===== Supplied information =====

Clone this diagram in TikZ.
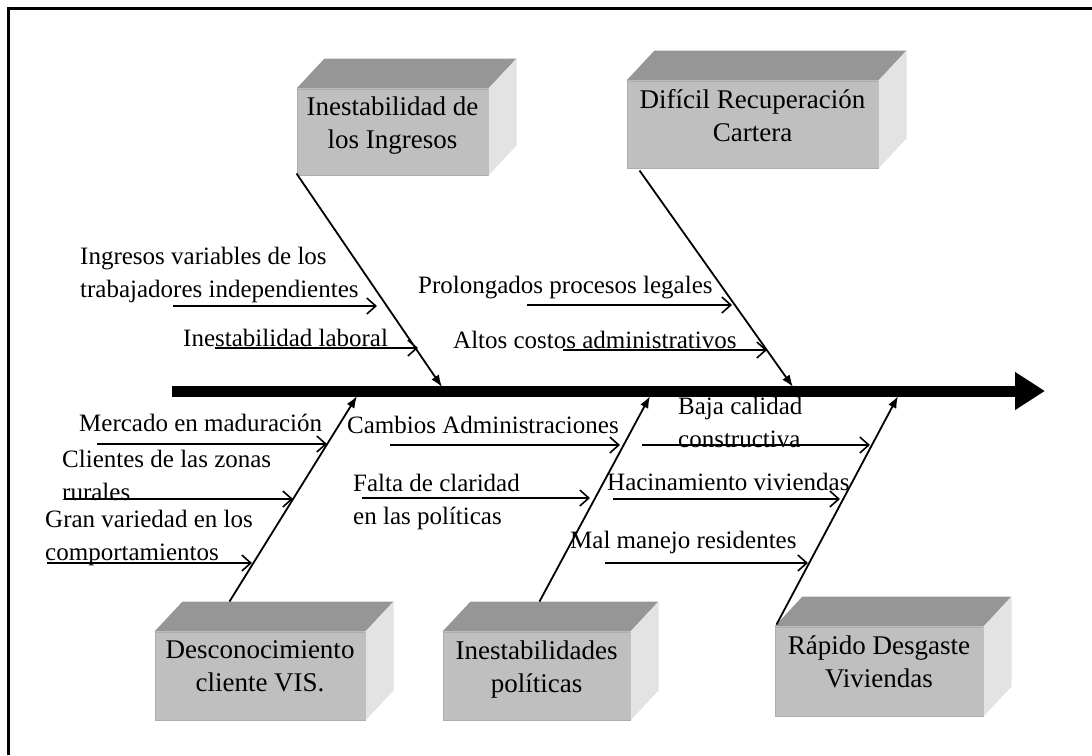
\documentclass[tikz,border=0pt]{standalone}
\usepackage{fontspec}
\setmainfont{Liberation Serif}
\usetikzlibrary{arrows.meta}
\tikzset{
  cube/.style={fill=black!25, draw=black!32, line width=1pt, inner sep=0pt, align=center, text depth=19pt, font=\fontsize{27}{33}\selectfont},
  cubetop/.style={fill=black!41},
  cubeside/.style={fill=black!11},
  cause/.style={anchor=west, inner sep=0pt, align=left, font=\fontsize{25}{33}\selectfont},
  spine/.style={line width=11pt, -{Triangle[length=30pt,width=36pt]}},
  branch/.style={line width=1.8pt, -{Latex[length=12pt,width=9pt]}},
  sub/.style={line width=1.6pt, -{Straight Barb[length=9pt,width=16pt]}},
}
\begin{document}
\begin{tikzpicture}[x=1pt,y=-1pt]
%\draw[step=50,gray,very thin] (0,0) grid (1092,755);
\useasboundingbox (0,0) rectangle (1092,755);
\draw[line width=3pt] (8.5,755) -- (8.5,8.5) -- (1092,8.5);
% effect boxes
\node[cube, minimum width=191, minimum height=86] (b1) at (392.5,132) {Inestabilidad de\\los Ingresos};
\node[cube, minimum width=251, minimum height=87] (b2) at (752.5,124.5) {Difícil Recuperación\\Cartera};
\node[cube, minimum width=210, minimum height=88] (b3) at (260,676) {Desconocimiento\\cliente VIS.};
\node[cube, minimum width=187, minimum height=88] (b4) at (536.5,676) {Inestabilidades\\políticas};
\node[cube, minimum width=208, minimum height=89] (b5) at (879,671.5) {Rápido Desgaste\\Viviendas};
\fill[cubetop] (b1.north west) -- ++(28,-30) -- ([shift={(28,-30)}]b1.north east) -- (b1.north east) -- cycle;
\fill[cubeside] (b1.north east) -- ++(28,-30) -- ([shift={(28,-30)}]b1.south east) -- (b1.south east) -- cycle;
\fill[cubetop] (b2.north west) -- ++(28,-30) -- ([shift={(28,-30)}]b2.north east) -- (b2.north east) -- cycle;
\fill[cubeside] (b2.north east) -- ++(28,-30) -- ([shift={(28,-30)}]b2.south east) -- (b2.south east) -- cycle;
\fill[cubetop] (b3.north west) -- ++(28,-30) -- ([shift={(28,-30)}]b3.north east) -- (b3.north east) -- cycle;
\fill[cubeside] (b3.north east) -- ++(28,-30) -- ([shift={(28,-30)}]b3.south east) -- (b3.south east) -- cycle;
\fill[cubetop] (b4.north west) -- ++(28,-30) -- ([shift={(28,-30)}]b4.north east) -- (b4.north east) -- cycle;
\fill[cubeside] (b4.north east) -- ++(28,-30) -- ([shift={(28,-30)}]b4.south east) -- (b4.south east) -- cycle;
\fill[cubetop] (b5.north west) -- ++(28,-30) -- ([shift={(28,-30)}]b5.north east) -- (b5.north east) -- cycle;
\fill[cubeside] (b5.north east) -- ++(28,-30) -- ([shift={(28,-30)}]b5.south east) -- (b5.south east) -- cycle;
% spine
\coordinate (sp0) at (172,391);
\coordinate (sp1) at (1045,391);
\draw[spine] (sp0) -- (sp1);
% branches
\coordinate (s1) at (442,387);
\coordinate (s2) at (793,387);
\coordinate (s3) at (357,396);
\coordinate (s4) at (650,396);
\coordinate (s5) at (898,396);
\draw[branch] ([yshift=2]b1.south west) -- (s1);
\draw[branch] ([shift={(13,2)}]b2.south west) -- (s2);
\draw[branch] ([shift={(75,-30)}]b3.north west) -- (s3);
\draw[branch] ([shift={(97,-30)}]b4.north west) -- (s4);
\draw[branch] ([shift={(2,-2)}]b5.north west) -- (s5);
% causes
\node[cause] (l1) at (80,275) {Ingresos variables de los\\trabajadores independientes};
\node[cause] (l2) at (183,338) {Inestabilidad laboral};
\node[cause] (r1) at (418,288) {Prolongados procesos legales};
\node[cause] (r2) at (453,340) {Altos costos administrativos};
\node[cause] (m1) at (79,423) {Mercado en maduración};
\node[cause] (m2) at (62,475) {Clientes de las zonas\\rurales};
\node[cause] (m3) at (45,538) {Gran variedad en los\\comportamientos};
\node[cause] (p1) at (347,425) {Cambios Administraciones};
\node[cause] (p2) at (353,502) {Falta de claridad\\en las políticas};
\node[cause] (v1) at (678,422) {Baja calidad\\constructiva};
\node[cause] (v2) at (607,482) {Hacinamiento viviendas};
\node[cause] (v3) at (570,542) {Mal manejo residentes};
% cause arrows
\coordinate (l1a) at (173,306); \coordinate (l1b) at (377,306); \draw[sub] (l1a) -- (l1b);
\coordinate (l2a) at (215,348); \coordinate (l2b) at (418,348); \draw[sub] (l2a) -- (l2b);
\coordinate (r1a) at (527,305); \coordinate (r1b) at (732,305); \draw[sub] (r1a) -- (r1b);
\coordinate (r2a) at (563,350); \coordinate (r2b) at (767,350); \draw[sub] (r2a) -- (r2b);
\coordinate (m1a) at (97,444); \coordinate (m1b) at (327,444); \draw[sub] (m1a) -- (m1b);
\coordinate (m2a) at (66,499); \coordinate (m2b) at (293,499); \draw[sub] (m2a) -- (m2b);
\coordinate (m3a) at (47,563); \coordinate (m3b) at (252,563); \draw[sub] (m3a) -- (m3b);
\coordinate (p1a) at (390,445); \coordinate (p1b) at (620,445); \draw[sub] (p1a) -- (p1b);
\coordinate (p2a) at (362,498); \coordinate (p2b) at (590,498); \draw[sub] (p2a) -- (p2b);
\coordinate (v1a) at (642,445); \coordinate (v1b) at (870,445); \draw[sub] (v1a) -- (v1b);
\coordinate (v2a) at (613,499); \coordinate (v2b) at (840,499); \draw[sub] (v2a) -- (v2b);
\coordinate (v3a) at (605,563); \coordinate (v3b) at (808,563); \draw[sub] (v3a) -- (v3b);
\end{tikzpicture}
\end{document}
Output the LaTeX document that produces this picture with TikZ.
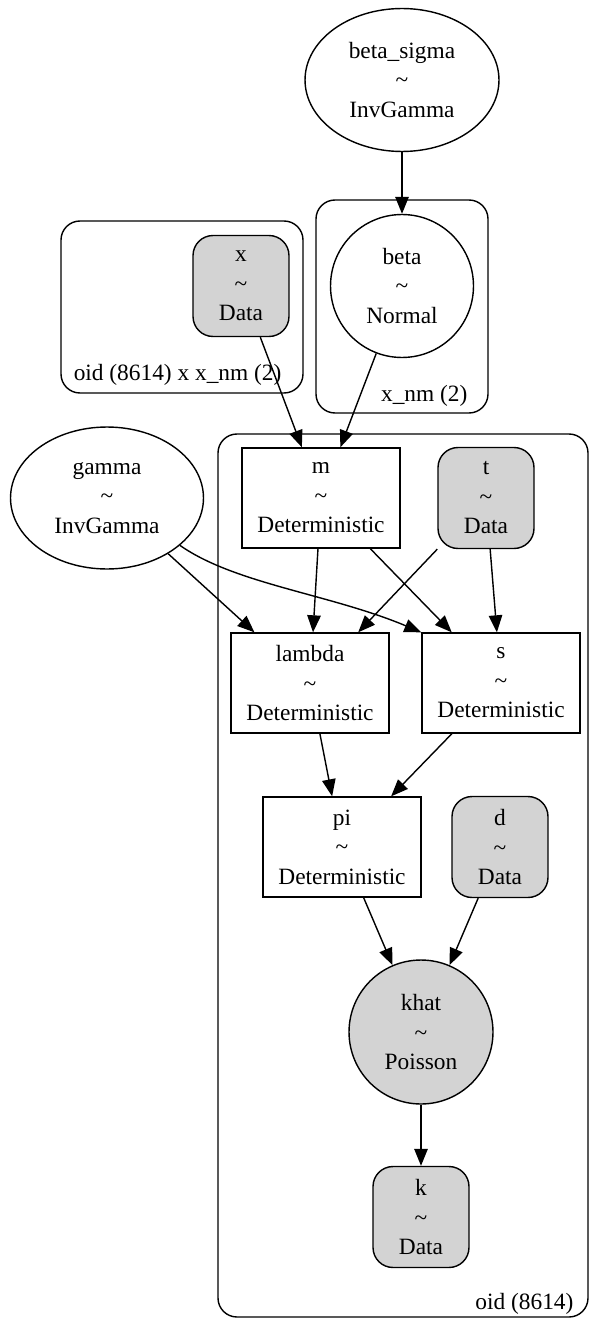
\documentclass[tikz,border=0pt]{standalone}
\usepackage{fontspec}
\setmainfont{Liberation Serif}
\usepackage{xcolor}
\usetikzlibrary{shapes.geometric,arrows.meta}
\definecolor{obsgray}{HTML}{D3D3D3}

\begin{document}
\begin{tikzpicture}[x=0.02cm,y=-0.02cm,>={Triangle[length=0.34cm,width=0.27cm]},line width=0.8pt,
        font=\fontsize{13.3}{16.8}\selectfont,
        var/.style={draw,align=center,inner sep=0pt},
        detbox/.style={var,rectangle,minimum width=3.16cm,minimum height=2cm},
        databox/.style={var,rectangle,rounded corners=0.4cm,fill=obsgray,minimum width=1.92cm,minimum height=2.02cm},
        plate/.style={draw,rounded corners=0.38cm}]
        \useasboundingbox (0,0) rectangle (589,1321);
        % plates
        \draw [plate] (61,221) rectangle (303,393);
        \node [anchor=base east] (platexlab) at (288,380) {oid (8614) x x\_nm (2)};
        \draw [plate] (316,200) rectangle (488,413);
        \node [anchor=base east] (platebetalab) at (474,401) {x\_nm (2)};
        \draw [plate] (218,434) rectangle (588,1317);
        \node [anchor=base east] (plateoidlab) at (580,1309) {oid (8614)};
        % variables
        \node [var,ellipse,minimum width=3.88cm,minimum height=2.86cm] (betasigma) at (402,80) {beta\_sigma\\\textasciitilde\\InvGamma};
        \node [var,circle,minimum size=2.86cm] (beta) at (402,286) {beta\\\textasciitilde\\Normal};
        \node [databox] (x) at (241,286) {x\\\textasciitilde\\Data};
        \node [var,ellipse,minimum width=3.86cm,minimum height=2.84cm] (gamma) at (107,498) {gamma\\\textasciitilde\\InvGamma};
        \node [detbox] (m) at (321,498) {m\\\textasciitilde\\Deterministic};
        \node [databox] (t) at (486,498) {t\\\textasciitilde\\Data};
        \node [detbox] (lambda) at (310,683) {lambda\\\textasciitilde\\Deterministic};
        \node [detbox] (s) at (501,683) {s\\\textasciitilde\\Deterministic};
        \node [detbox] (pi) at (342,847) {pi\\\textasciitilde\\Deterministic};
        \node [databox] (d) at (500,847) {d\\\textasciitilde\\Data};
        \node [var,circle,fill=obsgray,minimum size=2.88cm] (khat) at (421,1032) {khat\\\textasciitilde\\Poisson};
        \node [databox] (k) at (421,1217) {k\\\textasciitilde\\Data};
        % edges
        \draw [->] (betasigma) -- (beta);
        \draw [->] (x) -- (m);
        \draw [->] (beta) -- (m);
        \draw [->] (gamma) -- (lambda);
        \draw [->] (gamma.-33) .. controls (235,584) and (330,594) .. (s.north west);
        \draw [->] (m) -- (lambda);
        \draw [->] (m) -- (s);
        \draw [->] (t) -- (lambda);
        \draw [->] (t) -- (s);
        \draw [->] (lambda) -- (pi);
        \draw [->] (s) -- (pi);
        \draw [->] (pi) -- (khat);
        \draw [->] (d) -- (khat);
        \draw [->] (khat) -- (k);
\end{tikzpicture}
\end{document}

=====

▶ **Exercise requirements**
Working from the entries above, return all lines that contain "this".

▶ **Reply to the exercise**
Clone this diagram in TikZ.
Output the LaTeX document that produces this picture with TikZ.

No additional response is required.